Furthermore, the district court rejected Lichty's final argument that Allina's shifting discharge explanations raised an inference of pretext.
The court acknowledged that changing termination reasons may support pretext, “but only if the employer gives 'two completely different explanations.”
Here, the court said, Allina stated that it fired Lichty for possible drug diversion and medication discrepancies. Those reasons “are closely related and not 'completely different,' ” the court ruled.
Allina granted Lichty her requested reasonable accommodations, which included lifting restrictions and a modified work schedule, the court said. It added that Allina also notified Lichty's co-workers that they had to accommodate her restrictions.
“Lichty has not identified a specific request that she made that Allina failed to accommodate,” the court said.
Finally, the court held that Allina is not liable for FMLA interference because its reasons for firing Lichty were insufficiently related to her use of intermittent FMLA leave.

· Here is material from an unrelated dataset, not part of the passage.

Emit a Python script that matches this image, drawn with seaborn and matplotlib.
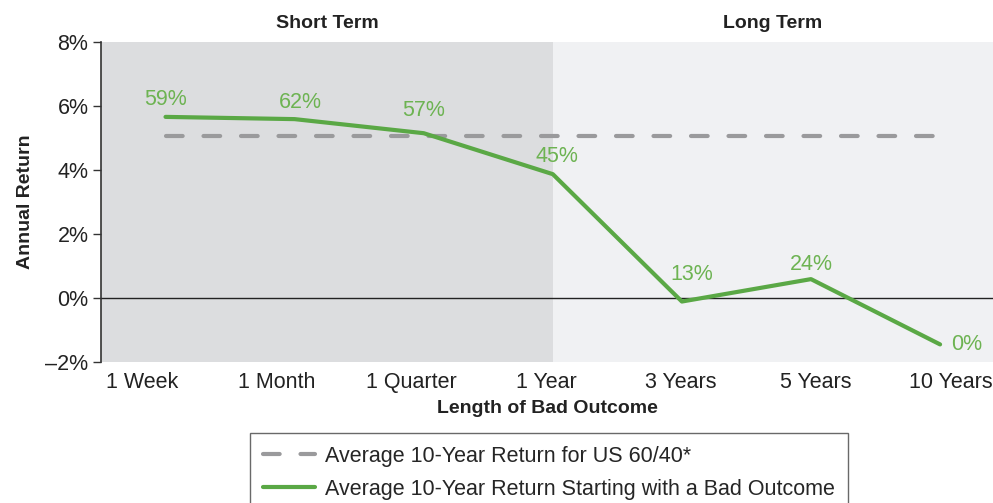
import numpy as np
import matplotlib
matplotlib.use("Agg")
import matplotlib.pyplot as plt
from matplotlib.ticker import FuncFormatter
import seaborn as sns

# ── data ──────────────────────────────────────────────
categories = ["1 Week", "1 Month", "1 Quarter", "1 Year", "3 Years", "5 Years", "10 Years"]
bad_start_return = [5.66, 5.59, 5.15, 3.87, -0.11, 0.59, -1.45]
pct_labels = ["59%", "62%", "57%", "45%", "13%", "24%", "0%"]
avg_6040_return = 5.07

GREEN = "#5aa845"
LABEL_GREEN = "#6db352"
GRAY = "#9a9a9c"
TXT = "#222222"

sns.set_theme(style="white")
plt.rcParams["font.family"] = ["Liberation Sans", "DejaVu Sans"]

fig = plt.figure(figsize=(9.93, 5.03), dpi=100)
ax = fig.add_axes([0.1017, 0.2803, 0.8983, 0.6362])

x = np.arange(len(categories))
n_short = categories.index("1 Year")
x_right = 6.41

# short / long term background bands
ax.axvspan(-0.5, n_short, color="#dcdddf", lw=0, zorder=0)
ax.axvspan(n_short, x_right, color="#f0f1f3", lw=0, zorder=0)
ax.axhline(0, color=TXT, lw=1.0, zorder=1)

# reference dashed line
ax.plot([x[0], x[-1]], [avg_6040_return] * 2, color=GRAY, lw=3,
        dashes=(4, 5), dash_capstyle="round", zorder=2,
        label="Average 10-Year Return for US 60/40*")

sns.lineplot(x=x, y=bad_start_return, color=GREEN, lw=3, ax=ax, zorder=3,
             label="Average 10-Year Return Starting with a Bad Outcome")

# data labels
offsets = [(0, 12.5), (4, 12), (0, 16), (3, 13), (7, 19.5), (0, 10.5), (19, 0)]
for xi, yi, lab, (dx, dy) in zip(x, bad_start_return, pct_labels, offsets):
    ax.annotate(lab, (xi, yi), xytext=(dx, dy), textcoords="offset points",
                ha="center", va="center", color=LABEL_GREEN, fontsize=15.5)

ax.set_xlim(-0.5, x_right)
ax.set_ylim(-2, 8)
ax.set_yticks(np.arange(-2, 9, 2))
ax.yaxis.set_major_formatter(FuncFormatter(lambda v, p: f"{v:.0f}%".replace("-", "\u2013")))
# category labels are spread a little wider than the data points
ax.set_xticks(np.linspace(-0.18, 6.08, len(categories)))
ax.set_xticklabels(categories)
ax.tick_params(axis="y", left=True, length=6, width=1, color="#333333",
               labelsize=15.5, labelcolor=TXT, pad=3)
ax.tick_params(axis="x", bottom=False, labelsize=15.5, labelcolor=TXT, pad=1)

for side in ["top", "right", "bottom"]:
    ax.spines[side].set_visible(False)
ax.spines["left"].set_color("#333333")
ax.spines["left"].set_linewidth(1.2)

ax.set_ylabel("Annual Return", fontsize=14, fontweight="bold", color=TXT, labelpad=8)
ax.set_xlabel("Length of Bad Outcome", fontsize=14, fontweight="bold", color=TXT, labelpad=5)

# section headers
ax.text((-0.5 + n_short) / 2, 1.03, "Short Term", transform=ax.get_xaxis_transform(),
        ha="center", va="bottom", fontsize=14, fontweight="bold", color=TXT)
ax.text((n_short + x_right) / 2, 1.03, "Long Term", transform=ax.get_xaxis_transform(),
        ha="center", va="bottom", fontsize=14, fontweight="bold", color=TXT)

leg = ax.legend(loc="upper center", bbox_to_anchor=(0.553, 0.139), bbox_transform=fig.transFigure,
                frameon=True, fancybox=False, fontsize=15.5, handlelength=2.4,
                handletextpad=0.5, borderpad=0.6, labelspacing=0.55, borderaxespad=0)
leg.get_frame().set_edgecolor("#444444")
leg.get_frame().set_linewidth(1.0)

fig.savefig("out.png", dpi=100, facecolor="white")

“As already discussed, no reasonable jury could find that Allina terminated Lichty for reasons other than the proffered reason, which was wholly unrelated to FMLA leave,” the court said. “Therefore, Lichty cannot establish that Allina interfered with her FMLA rights, and summary judgment on this claim is warranted.”
Matthew H. Morgan and Timothy C. Selander of Nichols Kaster in Minneapolis represented Lichty. Alyssa M. Toft, Sara G. McGrane, and Jessica M. March of Felhaber, Larson, Fenlon & Vogt in Minneapolis represented Allina.